Почему, на каком основании автор называет несколько десятков жалких, заморенных, голодных, искалеченных работников науки и искусства, брошенных на Соловецкую каторгу, последними носителями русской культуры? Ведь в то же время на всей территории СССР развертывался процесс грандиозного строительства, включавший в себя огромное количество творческих сил высокого напряжения? Как можно сравнить по объему и по результатам творческую работу этих сил с ничтожными усилиями жалкой кучки каторжников?
Но бродяга, изгой, беглый раб, каторжник Сервантес узрел своими духовными очами и запечатлел словом образ Вечного Рыцаря, будучи в оковах, в тюрьме. Рухнула мощная империя, в пределах которой не заходило солнце, а рожденный в каземате Вечный Рыцарь все так же бродит по миру, любит, страдает и борется, повергается во прах и снова восстает и снова устремляет свое копье против злобных великанов и коварных чародеев.
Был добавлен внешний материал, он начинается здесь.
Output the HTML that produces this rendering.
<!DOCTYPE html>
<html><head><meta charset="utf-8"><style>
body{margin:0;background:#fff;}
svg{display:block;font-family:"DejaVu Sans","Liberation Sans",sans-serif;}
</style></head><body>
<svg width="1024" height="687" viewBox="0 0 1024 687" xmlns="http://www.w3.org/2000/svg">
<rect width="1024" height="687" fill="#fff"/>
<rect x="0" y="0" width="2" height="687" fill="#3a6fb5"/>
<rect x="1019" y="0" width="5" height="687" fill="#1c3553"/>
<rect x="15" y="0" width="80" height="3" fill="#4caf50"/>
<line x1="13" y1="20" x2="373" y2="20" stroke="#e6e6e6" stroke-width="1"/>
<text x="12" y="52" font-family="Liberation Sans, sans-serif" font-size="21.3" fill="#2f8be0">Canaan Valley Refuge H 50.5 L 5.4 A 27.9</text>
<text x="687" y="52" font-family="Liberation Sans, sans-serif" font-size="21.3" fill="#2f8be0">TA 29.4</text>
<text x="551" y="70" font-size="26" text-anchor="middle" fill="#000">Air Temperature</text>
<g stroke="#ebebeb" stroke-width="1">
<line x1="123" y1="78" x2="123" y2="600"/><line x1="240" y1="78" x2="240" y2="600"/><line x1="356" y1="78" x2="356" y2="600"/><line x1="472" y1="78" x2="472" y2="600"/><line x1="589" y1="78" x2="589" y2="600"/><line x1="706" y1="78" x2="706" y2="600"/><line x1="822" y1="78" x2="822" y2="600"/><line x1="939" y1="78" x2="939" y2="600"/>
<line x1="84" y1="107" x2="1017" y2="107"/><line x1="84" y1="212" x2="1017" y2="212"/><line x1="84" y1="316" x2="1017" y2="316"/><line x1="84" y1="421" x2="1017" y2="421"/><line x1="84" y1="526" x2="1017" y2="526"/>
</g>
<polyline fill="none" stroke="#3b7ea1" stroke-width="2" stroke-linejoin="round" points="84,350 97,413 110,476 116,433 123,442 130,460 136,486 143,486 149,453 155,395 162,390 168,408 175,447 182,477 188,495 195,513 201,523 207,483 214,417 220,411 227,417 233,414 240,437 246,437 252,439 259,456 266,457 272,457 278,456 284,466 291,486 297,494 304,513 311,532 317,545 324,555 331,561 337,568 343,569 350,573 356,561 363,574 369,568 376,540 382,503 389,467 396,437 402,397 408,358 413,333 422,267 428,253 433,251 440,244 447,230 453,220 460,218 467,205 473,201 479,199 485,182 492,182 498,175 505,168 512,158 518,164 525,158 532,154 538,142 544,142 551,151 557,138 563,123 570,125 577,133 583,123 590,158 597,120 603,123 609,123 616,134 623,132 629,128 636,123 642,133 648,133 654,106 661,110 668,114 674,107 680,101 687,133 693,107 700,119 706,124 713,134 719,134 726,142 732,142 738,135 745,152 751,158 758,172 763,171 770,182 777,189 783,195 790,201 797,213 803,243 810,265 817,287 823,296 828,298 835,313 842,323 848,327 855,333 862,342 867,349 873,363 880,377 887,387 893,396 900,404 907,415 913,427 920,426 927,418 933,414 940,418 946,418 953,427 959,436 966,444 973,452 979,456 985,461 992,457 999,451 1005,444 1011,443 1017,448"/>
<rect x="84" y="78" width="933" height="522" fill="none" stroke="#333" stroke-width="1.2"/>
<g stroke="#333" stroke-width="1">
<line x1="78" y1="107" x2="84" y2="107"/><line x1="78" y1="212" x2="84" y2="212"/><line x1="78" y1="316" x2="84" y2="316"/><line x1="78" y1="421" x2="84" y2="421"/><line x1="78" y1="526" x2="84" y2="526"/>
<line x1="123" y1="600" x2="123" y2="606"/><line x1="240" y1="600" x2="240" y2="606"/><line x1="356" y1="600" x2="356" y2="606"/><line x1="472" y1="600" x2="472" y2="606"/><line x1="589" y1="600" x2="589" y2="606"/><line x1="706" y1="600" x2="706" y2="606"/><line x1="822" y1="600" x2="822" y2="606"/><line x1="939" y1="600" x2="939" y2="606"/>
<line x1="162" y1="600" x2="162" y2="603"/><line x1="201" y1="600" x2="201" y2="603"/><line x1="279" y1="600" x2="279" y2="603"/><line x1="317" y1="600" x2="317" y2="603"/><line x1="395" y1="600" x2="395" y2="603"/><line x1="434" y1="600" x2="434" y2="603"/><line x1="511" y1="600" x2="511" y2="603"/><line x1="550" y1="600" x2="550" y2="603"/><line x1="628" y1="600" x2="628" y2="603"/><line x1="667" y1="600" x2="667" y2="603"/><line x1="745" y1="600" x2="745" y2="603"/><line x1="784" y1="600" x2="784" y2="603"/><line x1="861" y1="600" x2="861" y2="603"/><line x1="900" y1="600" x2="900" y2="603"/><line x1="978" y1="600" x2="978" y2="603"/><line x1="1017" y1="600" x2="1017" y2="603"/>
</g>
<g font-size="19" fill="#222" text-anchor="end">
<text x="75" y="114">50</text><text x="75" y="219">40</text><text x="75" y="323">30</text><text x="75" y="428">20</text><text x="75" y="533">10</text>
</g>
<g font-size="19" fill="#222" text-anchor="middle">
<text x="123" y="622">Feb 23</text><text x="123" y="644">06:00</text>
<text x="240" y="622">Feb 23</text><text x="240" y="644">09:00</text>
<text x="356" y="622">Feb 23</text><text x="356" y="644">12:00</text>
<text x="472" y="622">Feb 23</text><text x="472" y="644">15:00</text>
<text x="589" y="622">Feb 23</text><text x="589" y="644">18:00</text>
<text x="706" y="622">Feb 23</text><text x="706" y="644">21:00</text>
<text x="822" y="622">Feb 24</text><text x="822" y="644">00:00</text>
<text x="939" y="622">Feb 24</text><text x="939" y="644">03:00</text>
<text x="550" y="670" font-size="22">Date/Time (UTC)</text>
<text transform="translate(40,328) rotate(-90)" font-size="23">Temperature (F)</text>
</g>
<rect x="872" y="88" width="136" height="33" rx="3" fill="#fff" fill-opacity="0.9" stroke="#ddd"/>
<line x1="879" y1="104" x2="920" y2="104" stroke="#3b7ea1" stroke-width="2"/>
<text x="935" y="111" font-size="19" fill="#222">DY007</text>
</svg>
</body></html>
Люди, государства, режимы сменяются, но он неизменен, ибо он — Дух.
Сокровища человеческого духа, к числу которых принадлежит и русская культура, не поддаются ни физическим, ни математическим, ни иным, доступным человеку измерениям. Ничтожная лепта евангельской вдовицы превысила все сокровища храма. Слово, вдохнутое Богом, победило сильнейшую из империй, созданных человеком. Двенадцать галилейских нищих противопоставили свой Дух и излученную им мысль непреоборимой силе непобедимых легионов — и победили их!
Работа в области культуры ничтожной кучки русских интеллигентов на Соловках была действом Духа. Она была бескорыстна, стимулировалась только воля творивших ее, она была тяжелой, порою подвижнической!
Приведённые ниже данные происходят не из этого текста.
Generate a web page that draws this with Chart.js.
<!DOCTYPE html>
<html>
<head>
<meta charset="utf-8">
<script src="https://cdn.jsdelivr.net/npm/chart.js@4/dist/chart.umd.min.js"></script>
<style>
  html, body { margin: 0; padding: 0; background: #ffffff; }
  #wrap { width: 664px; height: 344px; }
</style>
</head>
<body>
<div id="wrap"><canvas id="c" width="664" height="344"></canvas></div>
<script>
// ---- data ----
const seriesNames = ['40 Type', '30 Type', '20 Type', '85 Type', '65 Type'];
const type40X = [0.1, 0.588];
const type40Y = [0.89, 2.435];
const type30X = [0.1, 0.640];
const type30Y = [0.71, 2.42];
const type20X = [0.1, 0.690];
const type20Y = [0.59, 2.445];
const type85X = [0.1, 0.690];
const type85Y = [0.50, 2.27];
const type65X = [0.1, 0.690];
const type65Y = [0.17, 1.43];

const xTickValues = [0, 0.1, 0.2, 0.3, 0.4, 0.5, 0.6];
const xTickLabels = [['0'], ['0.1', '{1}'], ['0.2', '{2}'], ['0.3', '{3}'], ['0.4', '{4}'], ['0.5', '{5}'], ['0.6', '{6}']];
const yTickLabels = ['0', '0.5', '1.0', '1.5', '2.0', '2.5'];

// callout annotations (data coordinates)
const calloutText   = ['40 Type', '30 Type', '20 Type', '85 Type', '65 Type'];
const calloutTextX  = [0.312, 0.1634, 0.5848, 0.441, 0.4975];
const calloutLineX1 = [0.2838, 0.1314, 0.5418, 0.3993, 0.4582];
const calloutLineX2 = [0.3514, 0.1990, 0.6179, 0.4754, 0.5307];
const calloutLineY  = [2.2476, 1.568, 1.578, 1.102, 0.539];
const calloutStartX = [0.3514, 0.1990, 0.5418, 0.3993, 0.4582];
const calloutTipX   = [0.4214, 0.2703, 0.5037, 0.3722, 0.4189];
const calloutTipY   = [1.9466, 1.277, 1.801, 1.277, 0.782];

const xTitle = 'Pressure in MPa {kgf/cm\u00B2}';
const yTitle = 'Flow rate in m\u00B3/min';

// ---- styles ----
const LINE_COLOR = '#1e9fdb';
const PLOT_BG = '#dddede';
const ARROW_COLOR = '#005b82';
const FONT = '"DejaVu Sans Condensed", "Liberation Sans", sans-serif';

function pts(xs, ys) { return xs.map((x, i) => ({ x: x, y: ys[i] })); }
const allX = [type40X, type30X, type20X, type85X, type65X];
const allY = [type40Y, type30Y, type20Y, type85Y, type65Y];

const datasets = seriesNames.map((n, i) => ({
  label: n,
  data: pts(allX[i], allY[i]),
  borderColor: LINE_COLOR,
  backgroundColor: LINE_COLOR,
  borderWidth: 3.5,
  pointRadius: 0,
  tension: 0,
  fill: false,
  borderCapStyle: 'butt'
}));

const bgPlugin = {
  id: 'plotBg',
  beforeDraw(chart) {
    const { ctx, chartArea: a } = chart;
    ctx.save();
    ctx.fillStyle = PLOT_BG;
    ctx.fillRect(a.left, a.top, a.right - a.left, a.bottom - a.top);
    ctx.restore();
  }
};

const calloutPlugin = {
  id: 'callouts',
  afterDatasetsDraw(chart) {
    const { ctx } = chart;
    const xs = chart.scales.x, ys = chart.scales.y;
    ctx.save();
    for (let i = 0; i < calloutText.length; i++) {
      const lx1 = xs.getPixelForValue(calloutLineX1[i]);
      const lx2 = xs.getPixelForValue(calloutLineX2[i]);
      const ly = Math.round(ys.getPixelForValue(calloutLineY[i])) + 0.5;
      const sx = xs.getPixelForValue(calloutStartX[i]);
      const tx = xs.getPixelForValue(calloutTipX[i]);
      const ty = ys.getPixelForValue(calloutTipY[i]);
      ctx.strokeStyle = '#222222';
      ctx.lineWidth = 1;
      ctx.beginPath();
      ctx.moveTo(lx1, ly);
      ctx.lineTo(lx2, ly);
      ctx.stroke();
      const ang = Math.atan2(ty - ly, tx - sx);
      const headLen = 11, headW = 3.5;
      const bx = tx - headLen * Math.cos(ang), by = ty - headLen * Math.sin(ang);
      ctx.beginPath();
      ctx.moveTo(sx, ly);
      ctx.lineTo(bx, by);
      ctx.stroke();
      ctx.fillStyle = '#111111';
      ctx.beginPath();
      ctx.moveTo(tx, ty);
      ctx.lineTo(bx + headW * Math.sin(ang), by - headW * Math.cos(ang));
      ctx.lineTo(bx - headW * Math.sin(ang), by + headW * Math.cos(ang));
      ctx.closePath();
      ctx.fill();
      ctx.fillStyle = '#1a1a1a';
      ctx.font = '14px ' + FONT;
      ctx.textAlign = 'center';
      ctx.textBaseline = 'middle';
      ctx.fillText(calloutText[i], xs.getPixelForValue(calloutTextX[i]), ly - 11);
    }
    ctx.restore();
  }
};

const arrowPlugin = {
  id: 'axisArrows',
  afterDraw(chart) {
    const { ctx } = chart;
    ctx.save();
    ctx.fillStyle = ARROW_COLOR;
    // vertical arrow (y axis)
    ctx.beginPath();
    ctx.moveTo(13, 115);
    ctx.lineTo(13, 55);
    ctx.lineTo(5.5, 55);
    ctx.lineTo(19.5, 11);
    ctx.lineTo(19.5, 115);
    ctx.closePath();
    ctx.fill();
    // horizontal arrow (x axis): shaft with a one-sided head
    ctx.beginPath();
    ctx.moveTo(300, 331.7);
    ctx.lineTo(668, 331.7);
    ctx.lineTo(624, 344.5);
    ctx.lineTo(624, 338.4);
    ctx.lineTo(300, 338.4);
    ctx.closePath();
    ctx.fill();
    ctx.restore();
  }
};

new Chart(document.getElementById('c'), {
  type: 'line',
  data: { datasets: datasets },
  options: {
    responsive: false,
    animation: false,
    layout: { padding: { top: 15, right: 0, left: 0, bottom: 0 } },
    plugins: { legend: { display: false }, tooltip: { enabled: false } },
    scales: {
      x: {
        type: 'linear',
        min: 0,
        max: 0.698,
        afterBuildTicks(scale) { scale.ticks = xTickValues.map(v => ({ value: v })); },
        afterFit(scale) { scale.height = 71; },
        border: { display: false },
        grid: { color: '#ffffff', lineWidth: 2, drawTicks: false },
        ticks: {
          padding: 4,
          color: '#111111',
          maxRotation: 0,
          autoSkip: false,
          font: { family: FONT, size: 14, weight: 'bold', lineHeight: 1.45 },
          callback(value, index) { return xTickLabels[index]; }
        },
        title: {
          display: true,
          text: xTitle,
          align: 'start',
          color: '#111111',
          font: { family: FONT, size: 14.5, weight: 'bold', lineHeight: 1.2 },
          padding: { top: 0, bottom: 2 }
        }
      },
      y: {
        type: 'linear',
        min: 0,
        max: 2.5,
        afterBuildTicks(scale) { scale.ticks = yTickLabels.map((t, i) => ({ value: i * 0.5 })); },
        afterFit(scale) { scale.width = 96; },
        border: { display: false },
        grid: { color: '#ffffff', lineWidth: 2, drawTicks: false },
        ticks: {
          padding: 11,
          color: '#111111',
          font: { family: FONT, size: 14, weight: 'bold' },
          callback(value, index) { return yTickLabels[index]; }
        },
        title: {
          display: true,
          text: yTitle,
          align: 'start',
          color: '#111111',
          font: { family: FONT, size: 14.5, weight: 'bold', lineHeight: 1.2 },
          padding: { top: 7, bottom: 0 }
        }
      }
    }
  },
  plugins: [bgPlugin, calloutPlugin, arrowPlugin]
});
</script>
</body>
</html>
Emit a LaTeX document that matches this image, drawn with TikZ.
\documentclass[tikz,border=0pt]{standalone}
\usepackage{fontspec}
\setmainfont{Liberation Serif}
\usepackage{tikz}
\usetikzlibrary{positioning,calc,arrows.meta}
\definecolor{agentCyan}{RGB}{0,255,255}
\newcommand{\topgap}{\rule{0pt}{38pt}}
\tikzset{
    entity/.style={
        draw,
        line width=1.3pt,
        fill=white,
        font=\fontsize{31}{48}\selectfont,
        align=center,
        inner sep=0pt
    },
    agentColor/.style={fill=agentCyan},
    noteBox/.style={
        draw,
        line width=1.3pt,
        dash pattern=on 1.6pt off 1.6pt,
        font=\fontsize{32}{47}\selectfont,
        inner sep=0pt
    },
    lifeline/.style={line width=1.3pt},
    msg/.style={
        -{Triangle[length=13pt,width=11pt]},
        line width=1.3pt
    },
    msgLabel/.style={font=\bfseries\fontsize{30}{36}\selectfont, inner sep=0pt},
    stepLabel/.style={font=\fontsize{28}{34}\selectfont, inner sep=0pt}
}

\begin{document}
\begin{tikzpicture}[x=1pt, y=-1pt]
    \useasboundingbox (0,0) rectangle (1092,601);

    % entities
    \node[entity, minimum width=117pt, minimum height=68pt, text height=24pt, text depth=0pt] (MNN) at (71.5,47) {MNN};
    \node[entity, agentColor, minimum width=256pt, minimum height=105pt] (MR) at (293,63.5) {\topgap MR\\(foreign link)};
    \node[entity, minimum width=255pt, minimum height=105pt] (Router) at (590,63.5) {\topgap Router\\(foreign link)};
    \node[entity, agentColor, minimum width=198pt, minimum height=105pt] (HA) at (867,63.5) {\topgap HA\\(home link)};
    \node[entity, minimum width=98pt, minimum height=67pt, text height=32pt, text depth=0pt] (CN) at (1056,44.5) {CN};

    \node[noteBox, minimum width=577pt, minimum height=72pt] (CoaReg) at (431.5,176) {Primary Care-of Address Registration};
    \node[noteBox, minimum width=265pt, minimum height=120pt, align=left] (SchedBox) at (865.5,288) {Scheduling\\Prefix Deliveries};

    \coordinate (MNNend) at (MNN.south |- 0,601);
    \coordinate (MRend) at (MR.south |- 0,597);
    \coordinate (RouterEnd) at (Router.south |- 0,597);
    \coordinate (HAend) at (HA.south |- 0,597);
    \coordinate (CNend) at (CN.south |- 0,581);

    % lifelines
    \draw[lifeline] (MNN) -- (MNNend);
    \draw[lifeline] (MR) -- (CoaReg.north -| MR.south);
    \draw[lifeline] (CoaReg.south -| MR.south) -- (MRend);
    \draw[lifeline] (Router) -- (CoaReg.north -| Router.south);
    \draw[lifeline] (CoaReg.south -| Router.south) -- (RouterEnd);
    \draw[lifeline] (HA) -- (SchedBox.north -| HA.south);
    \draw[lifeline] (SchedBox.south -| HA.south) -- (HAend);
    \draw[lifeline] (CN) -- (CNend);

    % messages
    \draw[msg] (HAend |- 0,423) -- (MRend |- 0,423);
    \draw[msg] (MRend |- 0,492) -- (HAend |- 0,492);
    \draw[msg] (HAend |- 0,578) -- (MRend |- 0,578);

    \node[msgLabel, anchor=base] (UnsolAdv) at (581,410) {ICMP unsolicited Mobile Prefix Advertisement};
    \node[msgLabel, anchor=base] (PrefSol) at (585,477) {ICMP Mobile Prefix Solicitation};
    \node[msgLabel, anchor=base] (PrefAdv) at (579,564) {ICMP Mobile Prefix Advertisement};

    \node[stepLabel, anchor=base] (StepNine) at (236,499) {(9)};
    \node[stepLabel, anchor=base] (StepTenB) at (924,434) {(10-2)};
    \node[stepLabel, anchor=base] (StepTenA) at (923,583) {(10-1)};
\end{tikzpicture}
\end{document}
Подвигом было создание театра Сергеем Армановым, ничтожным в мастерстве сценического преображения, но великим в своей любви к нему.
Подвижником был доцент Приклонский, кропотливо собиравший и склеивавший при свете коптилки клочки древних разорванных записей…
Прошли десятилетия, и многим казалось, что воля к личному подвигу сокрушена, растерта в прах тяжким жерновом социалистической обезлички. Казалось, что угасла приглушенной Неугасимая Лампада — душа России… Казалось и мне тогда…
Но только казалось. Господь судил мне увидеть иное, о чем расскажу в конце этой книги.